The Boston Breakers of the United States Football League considered moving to the manning bowl after 1983 season, however the team moved to New Orleans instead.

The semi-pro Bay State Titans played their only season here. Defensive Tackle Eric Swann would be selected with the 6th overall pick in the 1991 NFL draft.

==College football==
On September 26, 1953, the Manning Bowl was leased out for a college football contest that was nationally televised on NBC. 10,000 spectators and an estimated 80 million television viewers watched Holy Cross defeat Dartmouth 28–7.

==Concerts==
The Rolling Stones kicked off their 1966 North American Tour at the stadium on June 24, 1966. Police cut the event short in response to crowd surge toward the stage.

On July 11, 1976, Ray Charles held a charity concert to raise money for the Life Institute. The Four Tops and Dorothy Moore also performed.

In 1984, the city of Lynn began hosting concerts at the Manning Bowl as a way to fund repairs to the Manning Bowl and Fraser Field. The Beach Boys performed at the stadium on September 23, 1984. Mötley Crüe drew 15,000 fans during an August 3, 1985, concert that also saw Accept and Y&T as opening acts. The concert was moved to Lynn after the Kingston, New Hampshire, board of selectmen decided that the town could not handle a concert of this size. Shortly after the Mötley Crüe concert, the city approved three more concerts; The Kinks, Aerosmith and Waylon Jennings. The Kinks performed at the stadium on September 8, 1985, and drew 7,000 people. Aerosmith performed at the stadium during their Done with Mirrors Tour on September 14, 1985. The concert drew 25,000 fans and saw 12 arrests and a traffic jam that tied up the city for several hours. On September 25, 1985, the Lynn city council unanimously voted to bar rock concerts from the Manning Bowl due to complaints from residents who lived near the Manning Bowl.

==Other events==
The first official event held at the Manning Bowl was a citywide dance held on a specially made dance area in the end zone. This area was also used to show evening movies during the 1930s and 1940s.

The Manning Bowl hosted memorials following the deaths of Presidents Franklin D. Roosevelt and John F. Kennedy.

From 1966 to 1982, The Manning Bowl was home to Drum & Bugle Corps World Open Championship.

The Manning Bowl was the home stadium for the Boston Rovers during the United Soccer Association's only season.
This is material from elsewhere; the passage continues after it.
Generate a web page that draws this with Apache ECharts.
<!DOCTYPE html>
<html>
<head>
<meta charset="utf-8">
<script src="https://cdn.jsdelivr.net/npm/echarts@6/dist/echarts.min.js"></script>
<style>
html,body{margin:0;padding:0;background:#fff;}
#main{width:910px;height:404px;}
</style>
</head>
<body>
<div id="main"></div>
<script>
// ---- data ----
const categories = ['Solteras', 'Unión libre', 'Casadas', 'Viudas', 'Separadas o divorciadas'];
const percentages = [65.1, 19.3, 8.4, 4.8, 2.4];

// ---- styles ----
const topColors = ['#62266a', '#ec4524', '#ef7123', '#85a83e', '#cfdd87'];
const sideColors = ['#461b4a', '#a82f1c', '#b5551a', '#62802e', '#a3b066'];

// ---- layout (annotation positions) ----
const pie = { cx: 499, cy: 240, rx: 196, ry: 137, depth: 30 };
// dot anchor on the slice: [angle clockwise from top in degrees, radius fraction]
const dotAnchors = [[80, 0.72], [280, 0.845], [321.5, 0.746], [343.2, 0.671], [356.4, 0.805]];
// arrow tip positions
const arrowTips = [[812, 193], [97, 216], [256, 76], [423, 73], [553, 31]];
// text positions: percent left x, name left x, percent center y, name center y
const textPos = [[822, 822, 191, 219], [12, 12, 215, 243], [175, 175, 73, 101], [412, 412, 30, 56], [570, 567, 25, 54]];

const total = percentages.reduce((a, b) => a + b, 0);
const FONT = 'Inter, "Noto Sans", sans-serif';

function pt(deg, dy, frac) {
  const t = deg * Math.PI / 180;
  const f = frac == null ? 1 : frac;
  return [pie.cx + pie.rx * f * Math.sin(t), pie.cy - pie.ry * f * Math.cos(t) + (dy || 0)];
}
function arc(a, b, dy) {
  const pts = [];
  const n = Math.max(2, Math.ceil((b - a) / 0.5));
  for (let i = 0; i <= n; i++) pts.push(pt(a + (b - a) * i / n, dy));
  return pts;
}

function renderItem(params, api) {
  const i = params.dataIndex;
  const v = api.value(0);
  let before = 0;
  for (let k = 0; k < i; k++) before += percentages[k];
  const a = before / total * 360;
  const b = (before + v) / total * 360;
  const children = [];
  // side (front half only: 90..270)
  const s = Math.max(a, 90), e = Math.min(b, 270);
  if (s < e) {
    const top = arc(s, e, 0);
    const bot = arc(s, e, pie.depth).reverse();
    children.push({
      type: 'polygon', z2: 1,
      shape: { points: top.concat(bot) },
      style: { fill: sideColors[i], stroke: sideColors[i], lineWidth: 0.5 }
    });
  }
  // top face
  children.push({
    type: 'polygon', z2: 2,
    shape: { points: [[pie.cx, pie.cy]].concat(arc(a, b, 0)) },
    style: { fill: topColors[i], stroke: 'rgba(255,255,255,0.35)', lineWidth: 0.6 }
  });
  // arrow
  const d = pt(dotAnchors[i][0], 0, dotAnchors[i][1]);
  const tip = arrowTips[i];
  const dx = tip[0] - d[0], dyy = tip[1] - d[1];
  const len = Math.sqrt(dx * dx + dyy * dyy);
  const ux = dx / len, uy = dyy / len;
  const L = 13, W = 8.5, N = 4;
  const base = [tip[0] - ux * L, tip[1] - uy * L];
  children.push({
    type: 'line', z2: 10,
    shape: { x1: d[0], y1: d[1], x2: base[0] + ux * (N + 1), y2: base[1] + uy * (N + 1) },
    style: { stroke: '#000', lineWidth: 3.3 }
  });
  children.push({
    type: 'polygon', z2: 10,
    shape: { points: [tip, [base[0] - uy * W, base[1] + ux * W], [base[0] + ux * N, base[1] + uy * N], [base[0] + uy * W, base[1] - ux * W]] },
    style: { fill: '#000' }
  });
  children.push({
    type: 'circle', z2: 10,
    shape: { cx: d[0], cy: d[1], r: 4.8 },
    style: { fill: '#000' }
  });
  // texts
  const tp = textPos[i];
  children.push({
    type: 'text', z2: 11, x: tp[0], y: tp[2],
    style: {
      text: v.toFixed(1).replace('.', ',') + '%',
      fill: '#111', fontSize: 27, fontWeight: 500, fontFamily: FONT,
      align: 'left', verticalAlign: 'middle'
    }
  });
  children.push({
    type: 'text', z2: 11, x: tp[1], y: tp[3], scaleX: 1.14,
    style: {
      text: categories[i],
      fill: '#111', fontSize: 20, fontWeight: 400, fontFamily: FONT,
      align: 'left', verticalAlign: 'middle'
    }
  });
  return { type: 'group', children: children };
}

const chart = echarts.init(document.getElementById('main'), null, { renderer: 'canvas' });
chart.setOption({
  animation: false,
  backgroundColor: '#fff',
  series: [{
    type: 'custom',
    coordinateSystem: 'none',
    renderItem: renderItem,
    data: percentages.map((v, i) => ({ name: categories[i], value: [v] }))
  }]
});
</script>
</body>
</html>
The league's first ever game was held here and ended in a 1–1 draw against the Detroit Cougars. Mick Leech scored for the Rovers.

The first ever Agganis All-Star Basketball Game was played here in 1976.

In 1978, Eddie Feigner hurled one of his 930 no-hitters in a game played on makeshift diamond.

In 1985, the Manning Bowl hosted two World Class Championship Wrestling events.